The request: Word for word, quote all of the material, omitting the pictures.

Material provided:
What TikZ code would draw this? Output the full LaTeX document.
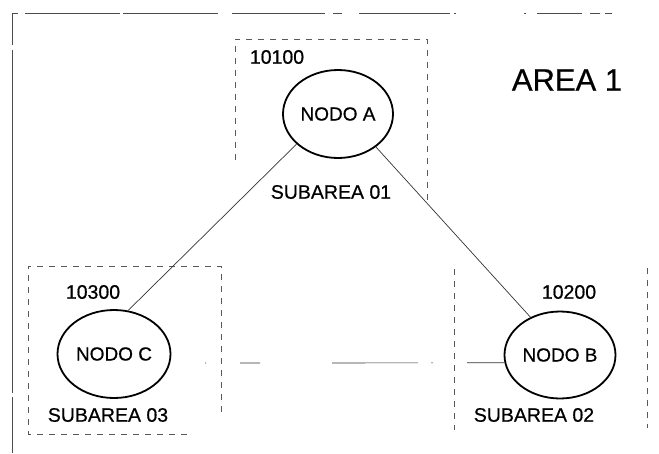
\documentclass[tikz,border=0pt]{standalone}
\usepackage{fontspec}
\setmainfont{Liberation Sans}[FakeBold=0.6]
\usetikzlibrary{shapes.geometric}
\begin{document}
\begin{tikzpicture}[x=1pt,y=-1pt,
  nodo/.style={draw=black,ellipse,line width=1.8pt,inner sep=0pt,font=\fontsize{19}{22}\selectfont},
  lbl/.style={font=\fontsize{19.5}{22}\selectfont,inner sep=0pt,text=black},
  sub/.style={draw=black!65,line width=0.9pt,dash pattern=on 6pt off 6pt},
  outer/.style={draw=black!70,line width=1pt},
  link/.style={draw=black!80,line width=0.7pt}]
\useasboundingbox (0,0) rectangle (659,453);
% outer area (only top and left edges visible)
\draw[outer] (12,45) -- (12,13) -- (18,13);
\draw[outer] (25,13) -- (120,13) (123,13) -- (218,13) (232,13) -- (325,13)
  (333,13) -- (342,13) (359,13) -- (450,13) (454,13) -- (456,13)
  (524,13) -- (526,13) (537,13) -- (582,13) (590,13) -- (600,13) (605,13) -- (612,13);
\draw[outer] (12,50) -- (12,393) (12,397) -- (12,453);
% subarea boxes
\draw[sub] (235,160) -- (235,39) -- (427,39) -- (427,200);
\draw[sub] (221,412) -- (221,266) -- (28,266) -- (28,434) -- (187,434);
\draw[sub] (454,269) -- (454,430);
\draw[sub] (647,268) -- (647,428);
% nodes
\node[nodo,minimum width=110pt,minimum height=88pt] (A) at (338,114) {NODO A};
\node[nodo,minimum width=113pt,minimum height=88pt] (C) at (114,354) {NODO C};
\node[nodo,minimum width=111pt,minimum height=87pt] (B) at (560,355) {NODO B};
% labels
\node[lbl] (a1) at (277,57) {10100};
\node[lbl] (s1) at (331,192) {SUBAREA 01};
\node[lbl,font=\fontsize{31}{36}\selectfont] (area) at (567,80) {AREA 1};
\node[lbl] (c1) at (93,292) {10300};
\node[lbl] (s3) at (108,415) {SUBAREA 03};
\node[lbl] (b1) at (569,292) {10200};
\node[lbl] (s2) at (534,415) {SUBAREA 02};
% connectors
\draw[link] (A.216) -- (C.72);
\draw[link] (A.319) -- (B.128);
\coordinate (hstart) at (205,363);
\draw[link,dash pattern=on 1pt off 34pt on 20pt off 72pt on 86pt off 13pt on 2pt off 34pt on 60pt] (hstart) -- (B.188);
\end{tikzpicture}
\end{document}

Answer below:
What TikZ code would draw this? Output the full LaTeX document.
\documentclass[tikz,border=0pt]{standalone}
\usepackage{fontspec}
\setmainfont{Liberation Sans}[FakeBold=0.6]
\usetikzlibrary{shapes.geometric}
\begin{document}
\begin{tikzpicture}[x=1pt,y=-1pt,
  nodo/.style={draw=black,ellipse,line width=1.8pt,inner sep=0pt,font=\fontsize{19}{22}\selectfont},
  lbl/.style={font=\fontsize{19.5}{22}\selectfont,inner sep=0pt,text=black},
  sub/.style={draw=black!65,line width=0.9pt,dash pattern=on 6pt off 6pt},
  outer/.style={draw=black!70,line width=1pt},
  link/.style={draw=black!80,line width=0.7pt}]
\useasboundingbox (0,0) rectangle (659,453);
% outer area (only top and left edges visible)
\draw[outer] (12,45) -- (12,13) -- (18,13);
\draw[outer] (25,13) -- (120,13) (123,13) -- (218,13) (232,13) -- (325,13)
  (333,13) -- (342,13) (359,13) -- (450,13) (454,13) -- (456,13)
  (524,13) -- (526,13) (537,13) -- (582,13) (590,13) -- (600,13) (605,13) -- (612,13);
\draw[outer] (12,50) -- (12,393) (12,397) -- (12,453);
% subarea boxes
\draw[sub] (235,160) -- (235,39) -- (427,39) -- (427,200);
\draw[sub] (221,412) -- (221,266) -- (28,266) -- (28,434) -- (187,434);
\draw[sub] (454,269) -- (454,430);
\draw[sub] (647,268) -- (647,428);
% nodes
\node[nodo,minimum width=110pt,minimum height=88pt] (A) at (338,114) {NODO A};
\node[nodo,minimum width=113pt,minimum height=88pt] (C) at (114,354) {NODO C};
\node[nodo,minimum width=111pt,minimum height=87pt] (B) at (560,355) {NODO B};
% labels
\node[lbl] (a1) at (277,57) {10100};
\node[lbl] (s1) at (331,192) {SUBAREA 01};
\node[lbl,font=\fontsize{31}{36}\selectfont] (area) at (567,80) {AREA 1};
\node[lbl] (c1) at (93,292) {10300};
\node[lbl] (s3) at (108,415) {SUBAREA 03};
\node[lbl] (b1) at (569,292) {10200};
\node[lbl] (s2) at (534,415) {SUBAREA 02};
% connectors
\draw[link] (A.216) -- (C.72);
\draw[link] (A.319) -- (B.128);
\coordinate (hstart) at (205,363);
\draw[link,dash pattern=on 1pt off 34pt on 20pt off 72pt on 86pt off 13pt on 2pt off 34pt on 60pt] (hstart) -- (B.188);
\end{tikzpicture}
\end{document}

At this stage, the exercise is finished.